War, Panic, and Chaos
Japan's just bombed Pearl Harbor, so America goes into paranoid mode. And you know what comes from paranoia—some seriously extreme (and bad) ideas.
Like locking up Papa and other men like him, who have no real connection to the Japanese army. Or rounding up all the Japanese Americans on the West Coast and moving them from place-to-place without a real plan (or real constitutional authority).
This part of the book is all about Jeanne and her family suffering and waiting out the chaos and panic with a lot of silent endurance.
This is a Camp?
Jeanne and her family (minus Papa) finally get taken to Camp Manzanar—if you can call it a camp.

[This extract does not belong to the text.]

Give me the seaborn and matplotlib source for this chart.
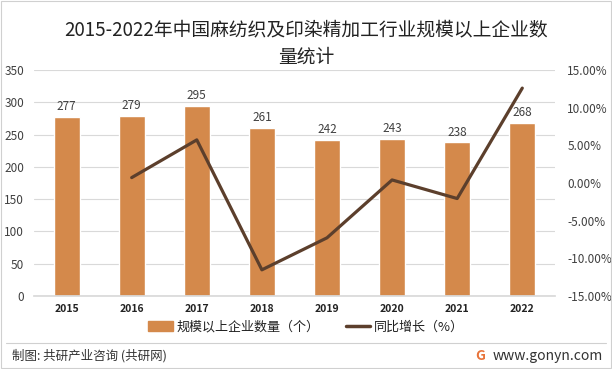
import matplotlib
matplotlib.use("Agg")
import matplotlib.pyplot as plt
import seaborn as sns
import pandas as pd
from matplotlib.ticker import FuncFormatter, MultipleLocator
from matplotlib.patches import Patch
from matplotlib.lines import Line2D

years = ["2015", "2016", "2017", "2018", "2019", "2020", "2021", "2022"]
counts = [277, 279, 295, 261, 242, 243, 238, 268]
growth_years = ["2016", "2017", "2018", "2019", "2020", "2021", "2022"]
growth = [0.72, 5.73, -11.53, -7.28, 0.41, -2.06, 12.61]

title = "2015-2022年中国麻纺织及印染精加工行业规模以上企业数\n量统计"
bar_label = "规模以上企业数量（个）"
line_label = "同比增长（%）"

sns.set_theme(style="white")
plt.rcParams['font.family'] = ['Noto Sans CJK SC', 'DejaVu Sans']

BAR = "#D4894B"
LINE = "#5C3F2C"
GRID = "#D9D9D9"
TXT = "#404040"

fig = plt.figure(figsize=(6.12, 3.69), dpi=100)
ax = fig.add_axes([0.0556, 0.198, 0.851, 0.612])

df = pd.DataFrame({"year": years, "count": counts})
sns.barplot(data=df, x="year", y="count", color=BAR, width=0.4, ax=ax,
            saturation=1, zorder=2)
ax.set_ylim(0, 350)
ax.yaxis.set_major_locator(MultipleLocator(50))
ax.grid(axis="y", color=GRID, linewidth=0.8, zorder=0)
ax.set_axisbelow(True)
for s in ["top", "right", "left"]:
    ax.spines[s].set_visible(False)
ax.spines["bottom"].set_color(GRID)
ax.set_xlabel("")
ax.set_ylabel("")
ax.tick_params(axis="y", length=0, labelsize=8.5, labelcolor=TXT, pad=7)
ax.tick_params(axis="x", length=0, labelsize=7.5, labelcolor="#222222", pad=6)
for lab in ax.get_xticklabels():
    lab.set_fontweight("bold")
ax.set_xlim(-0.5, len(years) - 0.5)

for i, v in enumerate(counts):
    ax.text(i, v + 6, str(v), ha="center", va="bottom", fontsize=8.5, color=TXT)

ax2 = ax.twinx()
gx = [years.index(y) for y in growth_years]
gdf = pd.DataFrame({"x": gx, "g": growth})
sns.lineplot(data=gdf, x="x", y="g", color=LINE, linewidth=2.3, ax=ax2, zorder=3)
ax2.set_ylim(-15, 15)
ax2.yaxis.set_major_locator(MultipleLocator(5))
ax2.yaxis.set_major_formatter(FuncFormatter(lambda v, p: f"{v:.2f}%"))
ax2.tick_params(axis="y", length=0, labelsize=8.5, labelcolor=TXT, pad=9)
for s in ["top", "right", "left", "bottom"]:
    ax2.spines[s].set_visible(False)
ax2.set_ylabel("")
ax2.set_xlabel("")
ax2.grid(False)
ax2.set_xlim(-0.5, len(years) - 0.5)

fig.text(0.5, 0.882, title, ha="center", va="center", fontsize=13.5,
         color="#222222", linespacing=1.45)

handles = [Patch(facecolor=BAR, edgecolor=BAR),
           Line2D([0], [0], color=LINE, linewidth=2.5)]
fig.legend(handles, [bar_label, line_label], loc="center",
           bbox_to_anchor=(0.5, 0.113), ncol=2, frameon=False, fontsize=9.4,
           handlelength=1.9, handleheight=0.8, columnspacing=2.0,
           handletextpad=0.3, labelcolor="#222222")

fig.add_artist(Line2D([0.01, 0.99], [0.07, 0.07], transform=fig.transFigure,
                      color="#D0D0D0", linewidth=0.8))
fig.text(0.02, 0.035, "制图: 共研产业咨询 (共研网)", ha="left", va="center",
         fontsize=9, color="#333333")
fig.text(0.985, 0.035, "www.gonyn.com", ha="right", va="center",
         fontsize=10, color="#333333")
fig.text(0.785, 0.035, "G", ha="center", va="center", fontsize=10,
         color="#E8743B", fontweight="bold")

fig.add_artist(plt.Rectangle((0.002, 0.003), 0.996, 0.994, transform=fig.transFigure,
                             fill=False, edgecolor="#D0D0D0", linewidth=0.8))

fig.savefig("out.png", dpi=100)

Nothing's really prepared for the arrival of all the internees, and the internees end up having to build and organize much of the camp themselves. It's like a massive Survivor episode, only way higher stakes and without the backing of a major TV network.
People are tense and upset because of the terrible, crowded conditions, lack of privacy, and general chaos in the camp, plus the whole getting-interned-for-no-good-reason thing. There's even a riot in the camp.
Jeanne's family is no different from anyone else at camp, but there's an added complication for them. Papa joins them later on in the year, and he's a changed man: abusive, broody, alcoholic, anti-social. Not, in other words, the kind of person you want in your crowded shack of a room or as the head of your household.
Time to Leave
Okay, it may sound strange that leaving camp is the climax in the book. In fact, you could totally argue that there are several other points in the book that could be counted as the climax (if you're lucky maybe your English teacher will let you write a paper on this topic).
But we're putting our money on this (really) late event because no other event causes as much stress and anxiety as leaving camp—at least, for Jeanne's parents (especially Papa). That's because leaving is a crisis for them: they have no jobs or home to return to, so they have no idea what they're going to do.
And clearly, once they leave (which they have to do), there's just no turning back because all the camps are shutting down.
Pretty scary, right?
So what happens after a family gets out of internment?
Papa's life goes on a downward spiral because he can't be the man he wants to be after camp—that is, until he hits rock bottom and stops drinking.
But the real story at this point is about Jeanne, because being out of camp means she finally has to deal with the real world… and that means public school. Which of course means learning how to be a typical American girl while being Japanese at the same time—pretty tough considering how much racism there is toward Japanese-Americans at this time.
Anyway, the point is, that even though we call this part falling action, it's really like a whole other story—Jeanne's story—coming out of the ashes of the camp storyline. It's a little weird, we know, but it's also a story that doesn't get full treatment because it's a consequence of internment.
For example, the ending of Part 2 pretty much leaves Jeanne exactly where she started even though she just got crowned queen at a school dance: feeling awkward, friendless, and completely foreign.
In other words, it's like a straight line from being interned to feeling cast out in her Los Angeles high school…
Return to Manzanar
Think closure here, because you've got everything a proper resolution should have: Jeanne as a mature adult, returning to the place that screwed everything up for her, and making peace with her past.
This means learning how to face Manzanar, hearing the voice of her dead mother (and a bunch of other dead internees) guiding her throughout the ruins of the camp, and—finally—remembering her dead father in a good way: as a wild man who gives her "the first bubbly sense of liberation his defiant craziness had brought along with it" (52).
If you're hearing a Katy Perry chorus somewhere in the background right now, you're not going crazy. That's what this ending is all about: rising out of the past like a fearless diva.